Posted By on Thu, Jan 22, 2015 at 10:30 AM

Superintendent of Public Instruction Diane Douglas says Arizona's education is poor and that too many children are not receiving the education they deserve.

Douglas gave her first speech to members of the state House Education Committee yesterday, following news that the recently released "Quality Counts" report—which rates all states on overall student achievement, students' chances for success and school finance policy—had given Arizona a D+, raking us 47th out of 50.

"As a former school board member, who has talked with countless parents and teachers and has visited innumerable classrooms, it isn't news to me," she says in a statement.

The former Peoria Unified School District board member highlighted the Common Core Standards, which were later renamed here as Arizona's College and Career Ready Standards, as one of the problems that could continue contributing to the state's crippling education system.

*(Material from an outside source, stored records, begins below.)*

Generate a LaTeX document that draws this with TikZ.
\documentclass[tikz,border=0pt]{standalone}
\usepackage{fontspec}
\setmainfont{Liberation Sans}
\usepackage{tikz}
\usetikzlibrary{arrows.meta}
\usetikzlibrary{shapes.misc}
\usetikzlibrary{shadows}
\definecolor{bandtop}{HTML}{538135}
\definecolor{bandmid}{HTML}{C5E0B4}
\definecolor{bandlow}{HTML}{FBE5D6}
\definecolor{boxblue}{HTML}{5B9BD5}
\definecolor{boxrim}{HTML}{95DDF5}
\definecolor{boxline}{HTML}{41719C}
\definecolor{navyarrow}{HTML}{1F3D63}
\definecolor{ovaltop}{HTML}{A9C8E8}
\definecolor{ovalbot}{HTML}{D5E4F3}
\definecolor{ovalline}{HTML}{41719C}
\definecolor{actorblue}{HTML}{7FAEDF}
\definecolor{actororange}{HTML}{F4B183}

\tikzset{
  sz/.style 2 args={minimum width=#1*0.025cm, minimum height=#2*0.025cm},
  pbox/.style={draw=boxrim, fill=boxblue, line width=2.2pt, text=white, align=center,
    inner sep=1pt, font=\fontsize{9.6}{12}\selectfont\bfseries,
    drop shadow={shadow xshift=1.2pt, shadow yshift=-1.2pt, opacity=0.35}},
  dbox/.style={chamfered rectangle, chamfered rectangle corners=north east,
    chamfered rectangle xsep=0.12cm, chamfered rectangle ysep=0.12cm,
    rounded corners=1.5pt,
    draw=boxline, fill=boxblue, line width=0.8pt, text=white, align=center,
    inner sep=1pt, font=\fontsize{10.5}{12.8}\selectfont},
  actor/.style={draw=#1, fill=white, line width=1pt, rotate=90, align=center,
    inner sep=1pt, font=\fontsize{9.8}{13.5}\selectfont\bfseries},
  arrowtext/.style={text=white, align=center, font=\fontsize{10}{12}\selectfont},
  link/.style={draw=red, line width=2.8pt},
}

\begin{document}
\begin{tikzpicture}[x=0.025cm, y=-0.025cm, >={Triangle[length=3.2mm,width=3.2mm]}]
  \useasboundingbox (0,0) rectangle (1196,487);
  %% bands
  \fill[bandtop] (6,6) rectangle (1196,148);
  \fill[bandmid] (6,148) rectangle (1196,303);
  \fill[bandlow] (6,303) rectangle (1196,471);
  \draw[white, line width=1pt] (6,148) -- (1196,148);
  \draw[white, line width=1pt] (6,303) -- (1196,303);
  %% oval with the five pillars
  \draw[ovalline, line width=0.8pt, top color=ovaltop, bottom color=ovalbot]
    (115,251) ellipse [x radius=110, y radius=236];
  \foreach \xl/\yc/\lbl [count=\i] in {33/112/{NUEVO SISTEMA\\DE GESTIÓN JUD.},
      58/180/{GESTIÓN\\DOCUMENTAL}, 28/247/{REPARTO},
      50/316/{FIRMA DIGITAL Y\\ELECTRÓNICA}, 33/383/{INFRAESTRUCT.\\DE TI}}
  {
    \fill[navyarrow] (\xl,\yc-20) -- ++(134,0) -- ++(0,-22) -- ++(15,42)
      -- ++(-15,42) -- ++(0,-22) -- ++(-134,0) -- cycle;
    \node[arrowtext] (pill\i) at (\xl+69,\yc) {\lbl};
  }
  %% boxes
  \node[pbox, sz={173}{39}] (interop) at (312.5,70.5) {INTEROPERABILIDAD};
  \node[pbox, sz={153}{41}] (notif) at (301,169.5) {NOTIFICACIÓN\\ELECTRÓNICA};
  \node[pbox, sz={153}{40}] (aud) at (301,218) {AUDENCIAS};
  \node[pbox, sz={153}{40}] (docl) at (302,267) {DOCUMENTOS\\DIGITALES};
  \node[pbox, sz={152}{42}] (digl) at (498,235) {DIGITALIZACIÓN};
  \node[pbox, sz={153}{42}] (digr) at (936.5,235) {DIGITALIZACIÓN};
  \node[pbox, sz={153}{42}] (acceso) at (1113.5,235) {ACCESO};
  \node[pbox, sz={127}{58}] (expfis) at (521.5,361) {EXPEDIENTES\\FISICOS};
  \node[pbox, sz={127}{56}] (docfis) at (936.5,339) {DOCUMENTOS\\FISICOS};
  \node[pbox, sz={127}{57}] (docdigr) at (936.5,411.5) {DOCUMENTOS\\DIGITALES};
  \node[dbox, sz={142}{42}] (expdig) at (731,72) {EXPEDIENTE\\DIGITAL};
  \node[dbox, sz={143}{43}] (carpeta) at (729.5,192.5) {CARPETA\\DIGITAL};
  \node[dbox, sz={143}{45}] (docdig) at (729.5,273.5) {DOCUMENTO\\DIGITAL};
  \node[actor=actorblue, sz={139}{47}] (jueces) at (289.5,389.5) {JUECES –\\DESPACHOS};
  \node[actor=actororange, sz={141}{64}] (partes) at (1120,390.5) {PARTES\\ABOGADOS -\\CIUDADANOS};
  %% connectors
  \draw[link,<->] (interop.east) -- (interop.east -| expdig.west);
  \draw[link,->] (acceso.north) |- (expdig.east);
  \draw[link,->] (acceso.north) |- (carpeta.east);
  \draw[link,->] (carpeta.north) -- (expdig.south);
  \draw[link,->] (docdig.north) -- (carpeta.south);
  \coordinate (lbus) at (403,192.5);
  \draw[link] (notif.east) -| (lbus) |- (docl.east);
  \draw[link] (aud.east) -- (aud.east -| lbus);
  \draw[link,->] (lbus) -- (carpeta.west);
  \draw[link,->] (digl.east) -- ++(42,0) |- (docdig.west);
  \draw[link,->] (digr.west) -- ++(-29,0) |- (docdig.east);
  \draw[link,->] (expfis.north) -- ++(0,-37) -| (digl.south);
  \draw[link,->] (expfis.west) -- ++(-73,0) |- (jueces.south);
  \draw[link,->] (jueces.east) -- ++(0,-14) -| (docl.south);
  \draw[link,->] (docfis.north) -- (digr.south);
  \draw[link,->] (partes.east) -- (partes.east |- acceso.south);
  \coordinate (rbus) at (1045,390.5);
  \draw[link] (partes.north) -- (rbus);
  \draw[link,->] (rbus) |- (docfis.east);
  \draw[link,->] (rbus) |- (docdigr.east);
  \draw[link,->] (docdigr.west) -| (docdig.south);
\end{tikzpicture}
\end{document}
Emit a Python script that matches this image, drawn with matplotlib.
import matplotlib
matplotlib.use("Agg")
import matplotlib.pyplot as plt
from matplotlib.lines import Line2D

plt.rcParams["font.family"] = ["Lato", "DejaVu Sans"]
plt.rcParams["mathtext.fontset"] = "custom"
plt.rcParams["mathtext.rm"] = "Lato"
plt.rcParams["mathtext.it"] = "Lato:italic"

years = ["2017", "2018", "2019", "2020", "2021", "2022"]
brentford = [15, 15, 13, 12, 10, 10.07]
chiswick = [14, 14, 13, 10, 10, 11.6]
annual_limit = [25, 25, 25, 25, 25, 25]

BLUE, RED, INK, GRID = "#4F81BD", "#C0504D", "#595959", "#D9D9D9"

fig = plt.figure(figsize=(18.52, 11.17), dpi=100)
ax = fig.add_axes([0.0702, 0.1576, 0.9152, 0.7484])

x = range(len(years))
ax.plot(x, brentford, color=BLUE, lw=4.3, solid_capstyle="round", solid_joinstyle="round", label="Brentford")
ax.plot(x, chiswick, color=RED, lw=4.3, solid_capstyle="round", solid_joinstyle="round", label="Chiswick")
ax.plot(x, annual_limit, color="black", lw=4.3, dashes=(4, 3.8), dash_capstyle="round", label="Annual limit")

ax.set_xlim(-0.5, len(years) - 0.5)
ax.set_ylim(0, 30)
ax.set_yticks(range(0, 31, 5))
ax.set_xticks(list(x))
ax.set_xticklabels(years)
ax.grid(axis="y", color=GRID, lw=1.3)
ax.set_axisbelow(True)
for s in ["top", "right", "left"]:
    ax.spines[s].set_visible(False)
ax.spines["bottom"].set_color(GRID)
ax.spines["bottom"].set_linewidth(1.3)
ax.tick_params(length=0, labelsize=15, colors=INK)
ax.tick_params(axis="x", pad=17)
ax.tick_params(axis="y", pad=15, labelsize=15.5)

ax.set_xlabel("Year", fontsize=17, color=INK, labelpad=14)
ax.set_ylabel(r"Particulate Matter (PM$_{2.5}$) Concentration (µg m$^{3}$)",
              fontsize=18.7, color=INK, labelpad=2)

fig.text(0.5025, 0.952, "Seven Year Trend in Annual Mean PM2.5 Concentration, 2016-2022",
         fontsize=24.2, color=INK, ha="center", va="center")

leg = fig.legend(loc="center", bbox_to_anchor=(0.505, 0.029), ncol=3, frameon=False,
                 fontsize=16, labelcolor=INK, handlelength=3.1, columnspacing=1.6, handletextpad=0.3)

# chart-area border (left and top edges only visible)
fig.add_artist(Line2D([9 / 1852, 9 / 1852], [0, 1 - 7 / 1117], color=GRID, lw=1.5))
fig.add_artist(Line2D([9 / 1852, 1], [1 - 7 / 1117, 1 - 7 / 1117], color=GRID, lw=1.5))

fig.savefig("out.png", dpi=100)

"The continual disruption of standards, accountability, assessment and educator evaluations has caused uncertainty and stress in the education community as well as among Arizona parents," Douglas says. "This is not the first time Arizona has changed its entire education system to reflect the latest fad, top-down approach, or cure-all sold as the solution for student achievement."

She also touches on the newly-established AzMERIT test, which is substituting the years-long standing AIMS test. She refers to both as unproven methods. Really, she feels the two were forced down the state's throat by the federal government, so she urges the state Legislature and Gov. Doug Ducey to "stop the madness."

Then there is the whole thing about teachers leaving the profession "at alarming rates."

"In fact, 24 percent of first year and 20 percent of second year teachers in  Arizona quit after the 2013-2014 school year," she says. 

I'm glad she recognized that teachers' shitty salaries contribute to that problem—Arizona's average teacher salary is ranked 42nd in the country.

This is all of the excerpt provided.